Campy Batman never made any fucking sense. Burton Batman, while enjoyable as a child and during an era in film where the only other project like it was the Donner Superman films, is gothic West kitch with AAA Hollywood stars and some brooding (probably the only real character trait that those films got right).

Batman Begins was perfect. It even went farther than Timm’s BTAS take on Bruce Wayne coming up as Batman. Instead of this golden boy moving from training objective to training objective with little baggage or difficulty, the Begins take has him desperate enough to almost shoot the man that killed his parents and then losing his way during training as he gets caught up in beating the fuck out of bad guys in an Asian prison, because he’s angry and obsessed.

It was a great start and I’m sure we will see the character evolve in the next couple of films into the brooding, genius Rock of Gibraltar that Bruce Wayne in his full stride was always meant to be.

EDIT: And Batman/Bruce Wayne sholdn’t be portrayed as insane. He is deeply mentally disturbed and emotionally crippled to the point that he can’t live a normal life in any other context than a charade to enable him to live out his night life as what he has become. It’s what makes Batman the most interesting comic book character. He’s tragic and awesome.

It’s too bad we don’t get a good Superman movie that really does what Timm did for that character. Superman has never been more interesting outside of comic books than he was in STAS under Timm’s direction. The donner films were a step up from Burton’s Batman in that regard, but nobody has really tackled his struggle with his own power, the potential for him becoming a fallen angel or his one true weakness actually being his total reliance on his superpowered status.

It doesn’t hold up well, but it still has it’s moments. It still features two of the better henchmen in superhero movie (the martial artist and the sunglass wearing brawler in the church tower). The bad cop was a good character as well.

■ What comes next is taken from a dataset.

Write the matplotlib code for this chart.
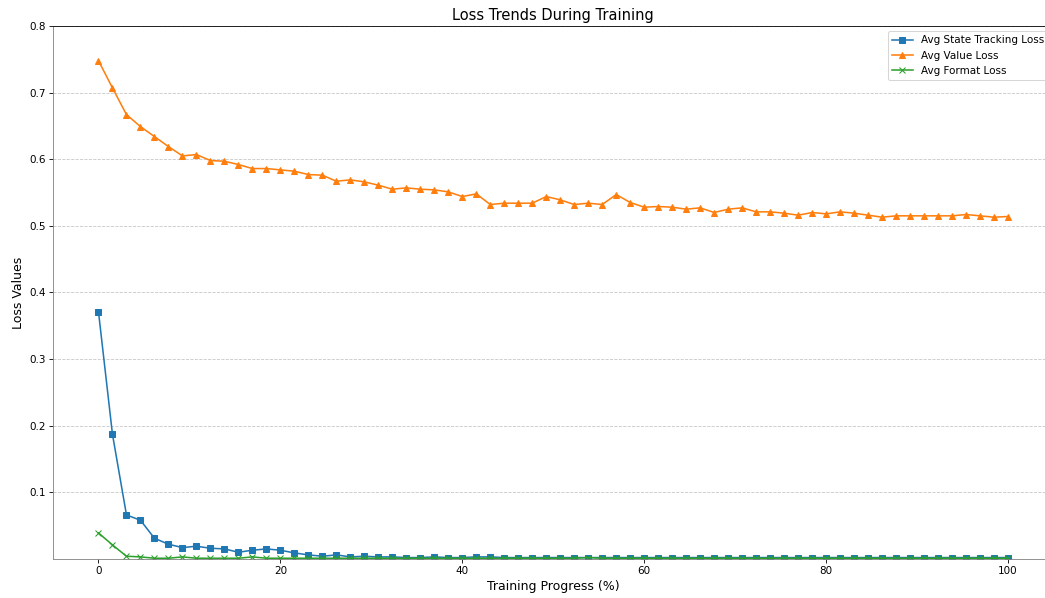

I remember wearing a tied dyed t-shirt with the batman emblem on it back in 89 at 12 years old. The Burton movies were pretty much my intro to the dark knight comics as I’d only seen the West tv show till then. I don’t think they hold up that well but they’re not horrible. Though it started my life long hatred of Kim Basinger with her scream acting. I also thank Burton for spawning TAS and its movies, my favorite take on Batman overall as well as Elfman’s theme music. “Begins” was ok but meh. I just want more animated stuff.

Sell color televisions?

Dude, it was the 60’s. Three words: Lysergic acid diethylamide.

I loved the Adam West Batman series and it was perfect for its time. It wouldn’t have made a lot of sense to have a dark, brooding Batman on TV while the comic versions of the dynamic duo were flying to the moon in a spaceship. Also, I am eternally thankful that Batman: The Movie introduced the term “Shark Repellent Batspray” to the language. Similarly, Batman and Robin yielded one great scene of Arnold screaming: “Grab de gem! Kill da heroes!” Unfortunately, that meant you also had to watch BatClooney sliding down a dinosaur’s back, bobbling his head and chirping, “Hi Freeze! I’m Batman!” I understand that Schumacher was trying to channel the 1960s with his films, but as dark and dreary as Batman Returns was, that was a massive over-correction that took the series straight into the ditch.

Why the Batman Returns hate? Aside from the utterly depressing vibe of the whole film, a meandering plot that struggled to keep three villains in the frame, and some stiff action sequences, it’s mostly the characterization of Batman himself. Michael Keaton didn’t seem quite right in the first movie, but was clearly wrong by the second. Overall, I’ve no complaints about the quality of acting in Batman Returns: Michelle Pfeiffer was dee-lish, and Chris Walken hadn’t yet crossed the line into self-parody, making the most of a lame part. Even DeVito had his moments. However, Keaton played Wayne as a lonely, weary, weirdo who was intriguing to watch until you realized that it was so far removed from Batman of the comics.

Burton and Keaton made a conscious decision to drop the whole “millionaire playboy” bit, and instead have Wayne sitting in a dark office all day waiting for the bat-signal to light up. (And what was up with the gravity boots in the first movie?) Again, it was Burton expanding on the idea that all the costumed characters are psychotic freaks, and chance determines which side they end up on. Comic-book Bruce Wayne is grounded by a strict moral code and lives a dual life to disguise his identity and motives. Keaton plays him as someone who’s nuts every time, all the time–mask on or mask off. And don’t get me started on the whole physical aspect, either. (Oh, those luscious, kissable lips…)

Incidentally, Elfman’s theme was good, but I consider Shirley Walker’s to be the definitive Batman theme. The opening of Mask of the Phantasm gave me chills. It was like da chilling sound of my doom.

What that guy said.

It’s a goddamn superhero movie and the dude’s wearing tights - I don’t see how anybody can take offense at Burtons camp bits. While I liked Batman Begins a lot, I found Batman Returns much more interesting as cinema.
It’s just a better movie.
Batman Begins might be the better and more serious adaptation of Batman… but it was less interesting and imo tried too much. And it was still a silly superhero movie with costumes and funny cars going for an all serious tone. And I never liked Ra’s Al Ghul anyway. The Scarecrow was great, though.

And don’t mention the Schumacer Batmans with Burtons as if it’s more of the same. They just sucked on so many levels.

But I love the dark tone of Returns, the nasty Penguin and sexy but schizo Catwoman - and there’s no hating a movie with Siouxie and the Banshees on the soundtrack.
The first was ok, but I could do without Nicholsons Joker and hated the PRince soundtrack that turned out to not really be the soundtrack.